Races of Eberron
- Genre: Role-playing game
- Publisher: Wizards of the Coast
- Publication date: April 2005
- Media type: Print
- ISBN: 0-7869-3658-4

= Races of Eberron =

Dungeons & Dragons supplement

Races of Eberron is a supplement to the 3.5 edition of the Dungeons & Dragons role-playing game.

==Contents==
Races of Eberron is an accessory for the Eberron setting that provides information on the races originally presented in the Eberron Campaign Setting: the warforged, shifters, changelings, and kalashtar. The includes the psychology, society, culture, behavior, religion, folklore, and other aspects of the races. Races of Eberron also provides new substitution levels, prestige classes, feats, spells, magic items, equipment, and other options for creating characters for any campaign world.

==Publication history==
Races of Eberron was written by Jesse Decker, Matthew Sernett, Gwendolyn F.M. Kestrel, and Keith Baker, and published in April 2005. Cover art was by Wayne Reynolds, with interior art by Daarken, Eric Deschamps, Tomas Giorello, Doug Gregory, Joshua the James, Howard Lyon, Joe Madureira, Nick Percival, Steve Prescott, Ryan Sook, Anne Stokes, Francis Tsai, Franz Vohwinkel, Kev Walker, Anthony Waters, Charlie Wen, Ronald Wimberly, and James Zhang.

==Reception==
Trampas Whiteman of Dragonlance Nexus felt that this is the best of the races books and introduces players to new races that are interesting.

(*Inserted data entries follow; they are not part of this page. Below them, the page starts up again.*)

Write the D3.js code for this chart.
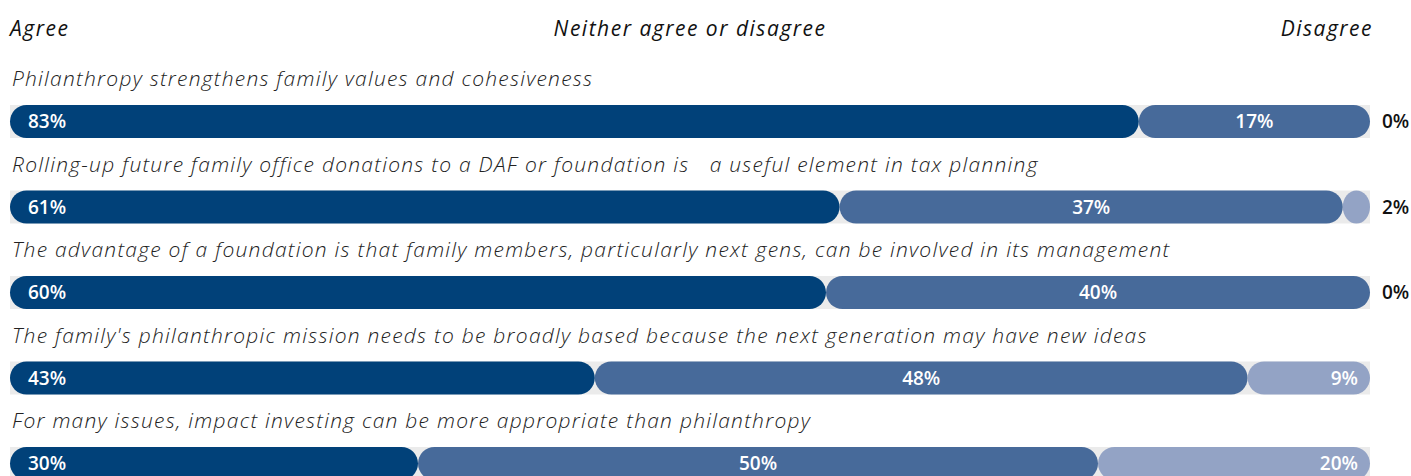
<!DOCTYPE html>
<html>
<head>
<meta charset="utf-8">
<script src="https://cdn.jsdelivr.net/npm/d3@7"></script>
<style>
  html, body { margin: 0; padding: 0; background: #fff; overflow: hidden; }
  svg { display: block; }
  text { font-family: "Open Sans", "Noto Sans", sans-serif; }
</style>
</head>
<body>
<svg id="chart" width="1411" height="476"></svg>
<script>
// Survey statements and response shares (%)
const statements = [
  "Philanthropy strengthens family values and cohesiveness",
  "Rolling-up future family office donations to a DAF or foundation is   a useful element in tax planning",
  "The advantage of a foundation is that family members, particularly next gens, can be involved in its management",
  "The family's philanthropic mission needs to be broadly based because the next generation may have new ideas",
  "For many issues, impact investing can be more appropriate than philanthropy"
];
const agree    = [83, 61, 60, 43, 30];
const neutral  = [17, 37, 40, 48, 50];
const disagree = [0, 2, 0, 9, 20];

const responseLabels = ["Agree", "Neither agree or disagree", "Disagree"];
const colors = ["#014179", "#476a9a", "#93a3c5"];
const trackColor = "#ebebeb";

const svg = d3.select("#chart");

const x = d3.scaleLinear().domain([0, 100]).range([10, 1370]);
const y = d3.scalePoint().domain(d3.range(statements.length)).range([105, 447]);
const barH = 33;

// Column headers
const header = svg.append("g")
  .attr("font-style", "italic").attr("font-size", 21)
  .attr("letter-spacing", 1.5).attr("fill", "#111");
header.append("text").attr("x", x(0)).attr("y", 36).text(responseLabels[0]);
header.append("text").attr("x", (x(0) + x(100)) / 2).attr("y", 36).attr("text-anchor", "middle").text(responseLabels[1]);
header.append("text").attr("x", x(100) + 3).attr("y", 36).attr("text-anchor", "end").text(responseLabels[2]);

const rows = statements.map((s, i) => {
  const vals = [agree[i], neutral[i], disagree[i]];
  let acc = 0;
  const segs = vals.map((v, k) => {
    const seg = { k, v, start: acc, end: acc + v };
    acc += v;
    return seg;
  });
  return { s, i, segs };
});

const row = svg.selectAll("g.row").data(rows).join("g").attr("class", "row")
  .attr("transform", d => `translate(0,${y(d.i)})`);

// Statement text
row.append("text")
  .attr("x", 12).attr("y", -19)
  .attr("font-style", "italic").attr("font-weight", 300).attr("font-size", 21)
  .attr("letter-spacing", 1.25)
  .attr("fill", "#222")
  .style("white-space", "pre")
  .text(d => d.s);

// Background track
row.append("rect")
  .attr("x", x(0)).attr("y", 0)
  .attr("width", x(100) - x(0)).attr("height", barH)
  .attr("fill", trackColor);

// Rounded segments
row.selectAll("rect.seg").data(d => d.segs.filter(s => s.v > 0)).join("rect")
  .attr("class", "seg")
  .attr("x", s => x(s.start)).attr("y", 0)
  .attr("width", s => x(s.end) - x(s.start)).attr("height", barH)
  .attr("rx", s => Math.min(barH / 2, (x(s.end) - x(s.start)) / 2))
  .attr("ry", barH / 2)
  .attr("fill", s => colors[s.k]);

// Value labels
row.selectAll("text.val").data(d => d.segs).join("text")
  .attr("class", "val")
  .attr("font-weight", 600).attr("font-size", 19)
  .attr("y", barH / 2).attr("dy", "0.36em")
  .each(function(s) {
    const t = d3.select(this).text(s.v + "%");
    if (s.k === 0) {
      t.attr("x", x(s.start) + 18).attr("fill", "#fff");
    } else if (s.k === 1) {
      t.attr("x", (x(s.start) + x(s.end)) / 2).attr("text-anchor", "middle").attr("fill", "#fff");
    } else if (s.v >= 5) {
      t.attr("x", x(s.end) - 12).attr("text-anchor", "end").attr("fill", "#fff");
    } else {
      t.attr("x", x(100) + 12).attr("fill", "#111");
    }
  });
</script>
</body>
</html>
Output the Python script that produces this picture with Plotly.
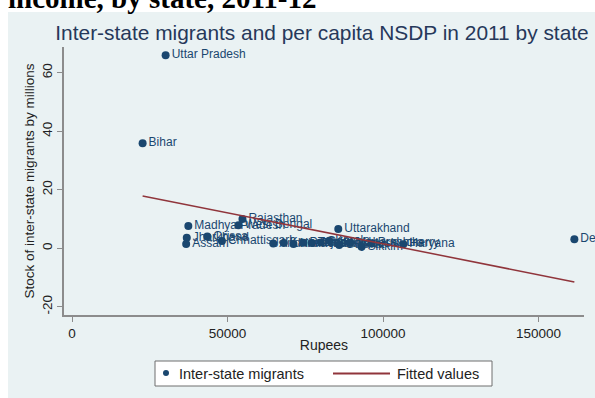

The book also had a few problems with editing and is missing an index. He suggested that for anyone playing in an Eberron campaign, the book provides a lot of character options. This book is more useful than any of the other books in the series.

In June 2005, the sourcebook was also reviewed in issue 92 of the German RPG periodical Anduin.